As Jordan describes on his website:  www.chrisjordan.com

Running the Numbers looks at contemporary American culture through the austere lens of statistics. Each image portrays a specific quantity of something: fifteen million sheets of office paper (five minutes of paper use); 106,000 aluminum cans (thirty seconds of can consumption) and so on. My hope is that images representing these quantities might have a different effect than the raw numbers alone, such as we find daily in articles and books. Statistics can feel abstract and anesthetizing, making it difficult to connect with and make meaning of 3.6 million SUV sales in one year, for example, or 2.3 million Americans in prison, or 32,000 breast augmentation surgeries in the U.S. every month.

This project visually examines these vast and bizarre measures of our society, in large intricately detailed prints assembled from thousands of smaller photographs. Employing themes such as the near versus the far, and the one versus the many, I hope to raise some questions about the roles and responsibilities we each play as individuals in a collective that is increasingly enormous, incomprehensible, and overwhelming.

 2.  Visit the UA Insttute of the Environment's Environmental Portal and click on the theme of Culture & Creative Arts:
                                     http://portal.environment.arizona.edu/research/expertise/culture-and-arts

BONUS POINT OPPORTUNITY:

Create your own artistic piece or performance;  write a poem or essay about the cover of our textbook . . . or design your own cover!   Document and explain what you did in a report, slide or video

THE TEXTBOOK COVER

 The artwork selected for the cover of your Introduction to Global Change textbook is a painting of a lone tree on a small hill, encircled by a fence, under a glowing orange sky or sun.  It’s  a  piece by artist Gregory Kitterle titled “Eden.”  Reflecting on this painting, its title, and the topics we’ve discussed this semester could inspire a student in one of the Arts majors, or Creative Writing or even Religious Studies to think about the course and its content from a new, creative, and  unique perspective. 

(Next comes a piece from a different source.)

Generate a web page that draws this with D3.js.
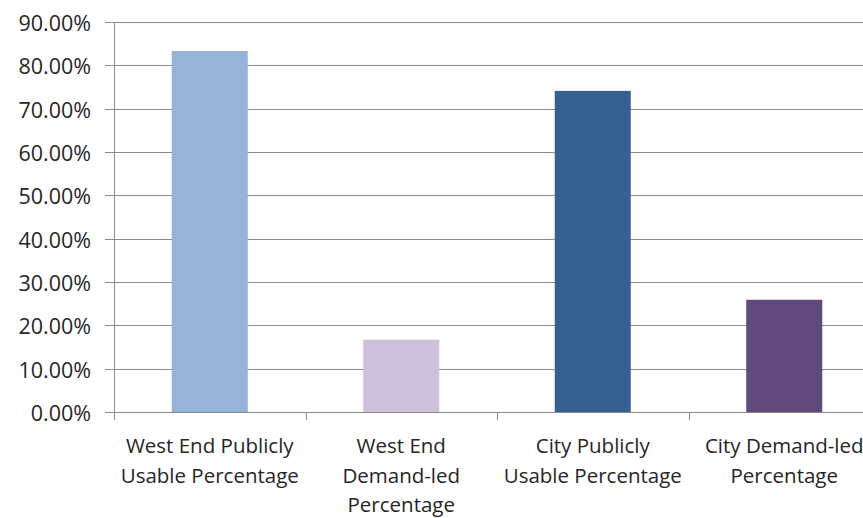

Along these lines, your personal project report on the TEXTBOOK COVER might consist of one of the following:

  • design your own graphic for the cover of the text and explain how it relates to the course content
     

  • write a short essay about the appropriateness or meaning of the Kitterle painting as an illustration for the course content
     

  • write a poem about the painting and what it evokes in you on the subject of global change.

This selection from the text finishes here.